Copy the lines of the data below exactly, starting at the first and stopping after the line that contains "Chart.register(...registerables);"; include no pictures.

==== DATASET CONTENT

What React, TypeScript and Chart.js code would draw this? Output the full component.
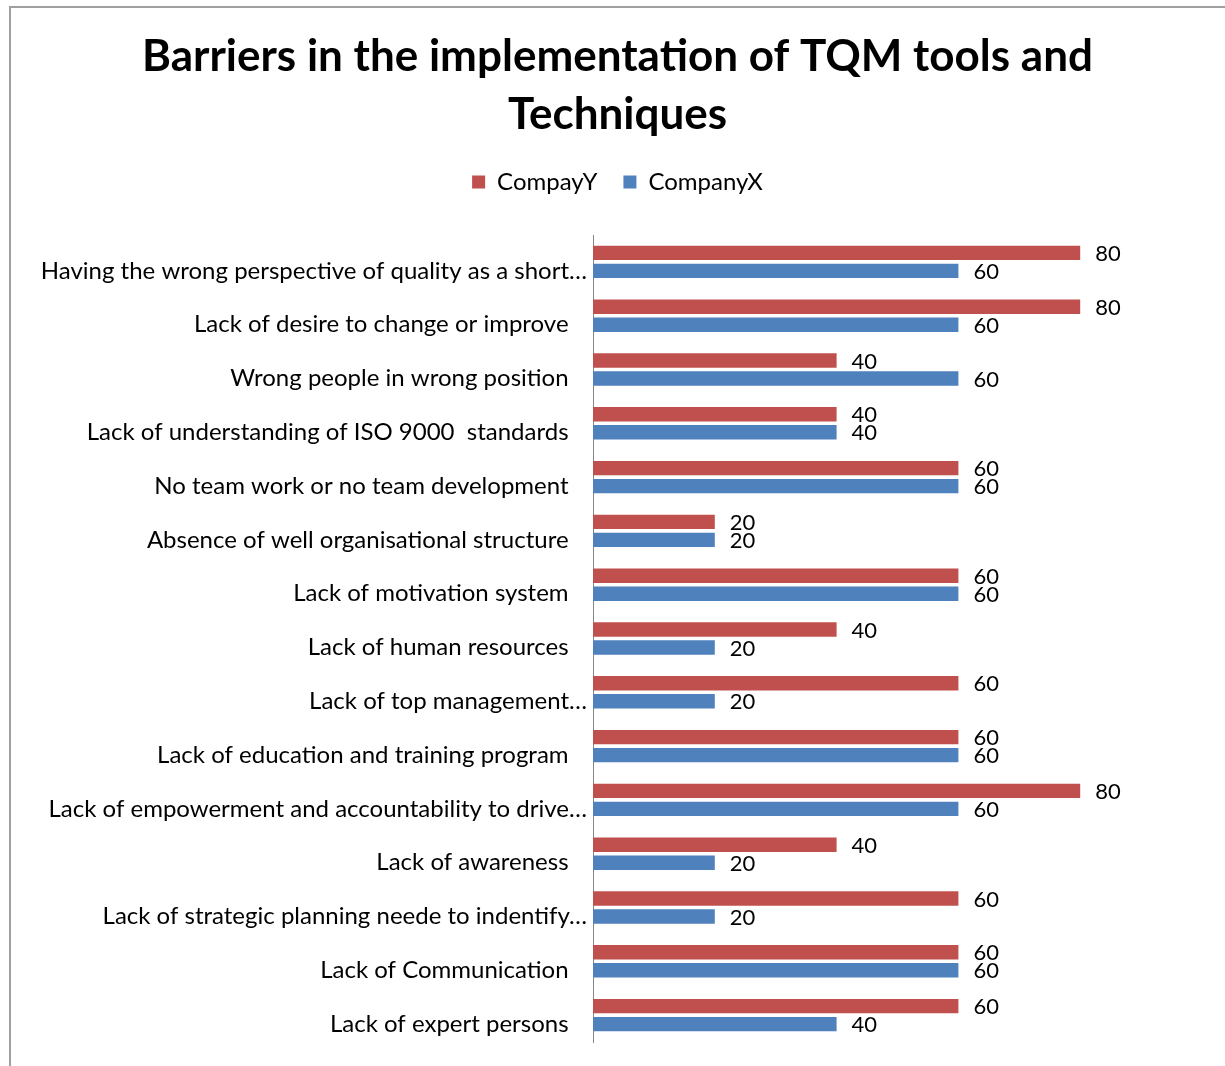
import React, { useEffect, useRef } from "react";
import { Chart, registerables } from "chart.js";

Chart.register(...registerables);

const categories = [
  "Having the wrong perspective of quality as a short…",
  "Lack of desire to change or improve",
  "Wrong people in wrong position",
  "Lack of understanding of ISO 9000  standards",
  "No team work or no team development",
  "Absence of well organisational structure",
  "Lack of motivation system",
  "Lack of human resources",
  "Lack of top management…",
  "Lack of education and training program",
  "Lack of empowerment and accountability to drive…",
  "Lack of awareness",
  "Lack of strategic planning neede to indentify…",
  "Lack of Communication",
  "Lack of expert persons",
];

const companyY = [80, 80, 40, 40, 60, 20, 60, 40, 60, 60, 80, 40, 60, 60, 60];
const companyX = [60, 60, 60, 40, 60, 20, 60, 20, 20, 60, 60, 20, 20, 60, 40];

const seriesNames = ["CompayY", "CompanyX"];
const titleLines = ["Barriers in the implementation of TQM tools and", "Techniques"];

const FONT = "Lato, 'Open Sans', sans-serif";

const framePlugin = {
  id: "frame",
  beforeDraw(chart: any) {
    const ctx = chart.ctx;
    ctx.save();
    ctx.fillStyle = "#ffffff";
    ctx.fillRect(0, 0, chart.width, chart.height);
    ctx.strokeStyle = "#a0a0a0";
    ctx.lineWidth = 2;
    ctx.strokeRect(10, 7, chart.width + 50, chart.height + 50);
    ctx.restore();
  },
};

const labelPlugin = {
  id: "valueLabels",
  afterDatasetsDraw(chart: any) {
    const ctx = chart.ctx;
    ctx.save();
    ctx.font = `22px ${FONT}`;
    ctx.fillStyle = "#000000";
    ctx.textAlign = "left";
    ctx.textBaseline = "middle";
    chart.data.datasets.forEach((ds: any, di: number) => {
      const meta = chart.getDatasetMeta(di);
      meta.data.forEach((bar: any, i: number) => {
        ctx.fillText(String(ds.data[i]), bar.x + 15, bar.y + 1);
      });
    });
    ctx.restore();
  },
};

export default function App() {
  const ref = useRef<HTMLCanvasElement | null>(null);

  useEffect(() => {
    document.body.style.margin = "0";
    document.body.style.overflow = "hidden";
    if (!ref.current) return;
    const chart = new Chart(ref.current, {
      type: "bar",
      data: {
        labels: categories,
        datasets: [
          {
            label: seriesNames[0],
            data: companyY,
            backgroundColor: "#C0504D",
            categoryPercentage: 0.67,
            barPercentage: 0.8,
          },
          {
            label: seriesNames[1],
            data: companyX,
            backgroundColor: "#4F81BD",
            categoryPercentage: 0.67,
            barPercentage: 0.8,
          },
        ],
      },
      options: {
        indexAxis: "y",
        animation: false,
        responsive: true,
        maintainAspectRatio: false,
        layout: { padding: { left: 33, right: 23, top: 0, bottom: 24 } },
        plugins: {
          title: {
            display: true,
            text: titleLines,
            color: "#000000",
            font: { family: FONT, size: 44, weight: "bold", lineHeight: "58px" },
            padding: { top: 28, bottom: 0 },
          },
          legend: {
            display: true,
            position: "top",
            labels: {
              color: "#000000",
              font: { family: FONT, size: 24 },
              boxWidth: 13,
              boxHeight: 13,
              padding: 26,
            },
          },
          tooltip: { enabled: false },
        },
        scales: {
          x: {
            position: "top",
            min: 0,
            max: 100,
            display: true,
            ticks: { display: false },
            grid: { display: false, drawTicks: false },
            border: { display: false },
            afterFit: (scale: any) => {
              scale.height = 31;
            },
          },
          y: {
            ticks: {
              autoSkip: false,
              color: "#000000",
              font: { family: FONT, size: 24 },
              padding: 6,
              labelOffset: 9,
              callback: function (this: any, value: any) {
                const lab = this.getLabelForValue(value) as string;
                return lab.endsWith("…") ? lab : lab + "   ";
              },
            },
            grid: { display: false, drawTicks: false },
            border: { display: true, color: "#868686", width: 1 },
            afterFit: (scale: any) => {
              scale.width = 560;
            },
          },
        },
      },
      plugins: [framePlugin, labelPlugin],
    });
    return () => chart.destroy();
  }, []);

  return (
    <div style={{ width: 1225, height: 1066, position: "relative" }}>
      <canvas ref={ref} />
    </div>
  );
}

========

TASK SOLUTION |
What React, TypeScript and Chart.js code would draw this? Output the full component.
import React, { useEffect, useRef } from "react";
import { Chart, registerables } from "chart.js";

Chart.register(...registerables);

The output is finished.